A MEMORY support program helping residents with dementia introduced at Calvary’s aged care homes across Mornington Peninsula and bayside areas has won an award. The program, based on the Montessori approach by providing meaningful, tailored, small-group activities and support for residents living with dementia, won the healthcare provider’s national quality and safety Star award 2024.
Calvary Aged Care general manager Dana Ieraci said the memory support program tailored residents’ interests and past lives which was also improving clinical outcomes and more settled behaviours. “Dementia can impact memory, speech, cognition, personality, and mobility. Unfortunately, it can also affect behaviour,” Leraci said. “Having meaningful, purposeful activities in place tailored to what the residents enjoy provides them with a better quality of life, and in some cases has also led to significant improvements in clinical aspect.”

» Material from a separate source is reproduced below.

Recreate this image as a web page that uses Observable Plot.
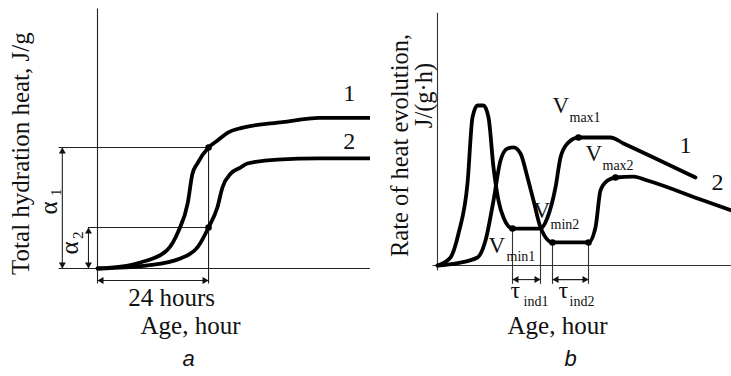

Among the program’s positive outcomes included a woman who had previously been quite frail, unsettled, and was neither not drinking or eating, and requiring extra support. “After about a month, she started eating and drinking independently, she was smiling, and had stopped being really distressed and anxious,” Leraci said. “The number of falls she was having reduced markedly and we could reduce the medications she was on. Her whole outlook and demeanour really changed.”
Kerry Taylor, a long-time care worker at Calvary Capel Sands, runs the memory support program for up to six residents each weekday. She gathers as much information as possible from the resident’s family and friends about their interests and personalities to cater for their program. This included putting a feather duster in the activity box of a woman who used to be a cleaner, with Taylor then leaving things lying around for her to tidy. Another resident was a former boilermaker who enjoyed dismantling and reassembling piping or nuts and bolts, or sanding timber ready for painting. Taylor also collected saddles for a retired farmer who took pride in brushing one for hours and conditioning the other with eucalyptus leather cream.
“I believe one of the most important things about memory support for people living with dementia is that people feel known, because when you feel known, you feel valued,” Taylor said. “Having purpose, finding meaning, being valued: the way it presents is different and individual, but we all have the same needs.” The program operates in six Calvary homes located between Rye and Brighton.